Following up on a letter sent to the DoJ on Monday by Democratic Senators Kennedy (MA) and Whitehouse (RI) demanding an investigation into the vote caging activities of former RNC/Bush-Cheney '04 operative, former Karl Rove protégé, and now former US Attorney from Arkansas, Tim Griffin, senators from his home state have announced their support of such a probe.
"If a citizen's right to vote is being threatened, I think without a doubt it is a very appropriate thing to investigate," Sen. Blanche Lincoln (D-AR) told Stephens News Bureau according to a report today. "There are enough suggestions out there that lend itself to that. Investigators owe it to the American people to find out whether or not (voter suppression) did occur."
Michael Teague, a spokesman for Arkansas Democratic senator Mark Pryor, told Stephens that an investigation is overdue, particularly in light of recent testimony from the DoJ's Monica Goodling. "I think at every turn and every corner at this point, the White House has said one thing and done another," said Teague.
Goodling, the DoJ's now-resigned liaison to the White House, told the U.S. House Judiciary Committee during sworn testimony, under immunity from prosecution, that Deputy Attorney General Paul McNulty "failed to disclose that he had some knowledge of allegations that Tim Griffin had been involved in vote 'caging' during his work on the President's 2004 campaign."
"This has a voter-fraud element to it...Why are we having to ask (the Justice Department) to look into this? Shouldn't that be something that's pretty routine?" Teague wondered.
Setting aside that this is about election fraud, not "voter-fraud" as Teague characterized it, both Democratic Senators are correct that an investigation should occur immediately.
Griffin denied wrongdoing in a teary speech in Arkansas last week. He maintained his innocence again to Stephens on Tuesday, telling them, "As I have said before, the allegations are malicious and false."
Vote caging is the practice of sending targeted registered mail to minority voters with "do not forward" instructions, in order to use any returned letters to challenge voter registrations as fraudulent or press for such voters to be removed from the rolls. In 1981 and 1986, after having done the same thing, the RNC signed consent decrees that they would not engage in such activities in the future. Apparently, they were just kidding both times.
In 2004, Greg Palast of the BBC reported on caging lists attached to email mis-sent by Griffin prior to the Presidential election. The lists reportedly targeted minority voters in Florida, some serving overseas in Iraq. The pre-election reports were all but ignored by both Congress and the American media until Goodling's testimony several weeks ago.

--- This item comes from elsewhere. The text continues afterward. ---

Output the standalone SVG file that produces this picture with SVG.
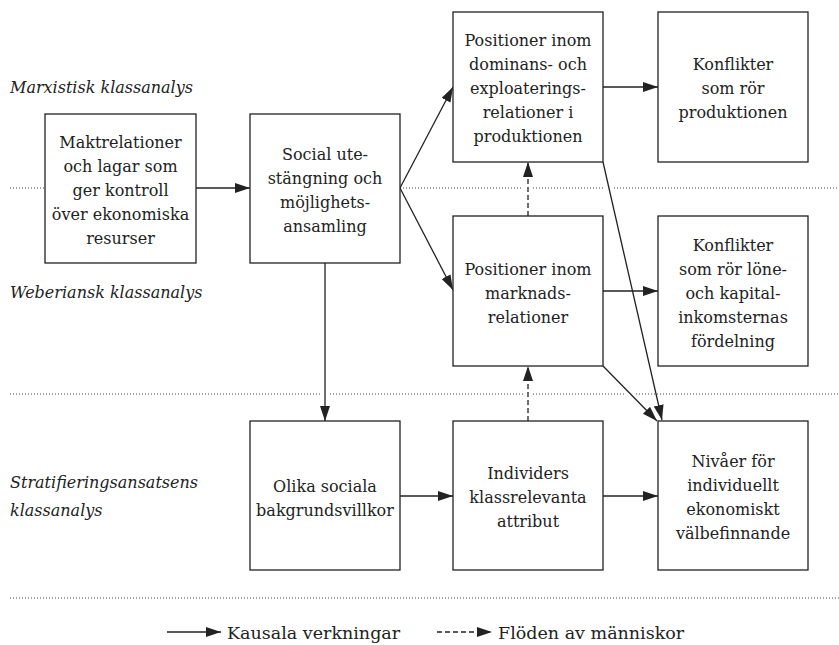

Since then, The BRAD BLOG has run a number of exclusive follow-up reports by Palast, most notably here and then here. Griffin resigned on June 2 in the wake of the allegations revealed during the US Attorney Purge investigations. He had been named interim Arkansas US Attorney after the previous USA, Bud Cummins, had been one of the first to be forced out of his job during the DoJ/White House purge.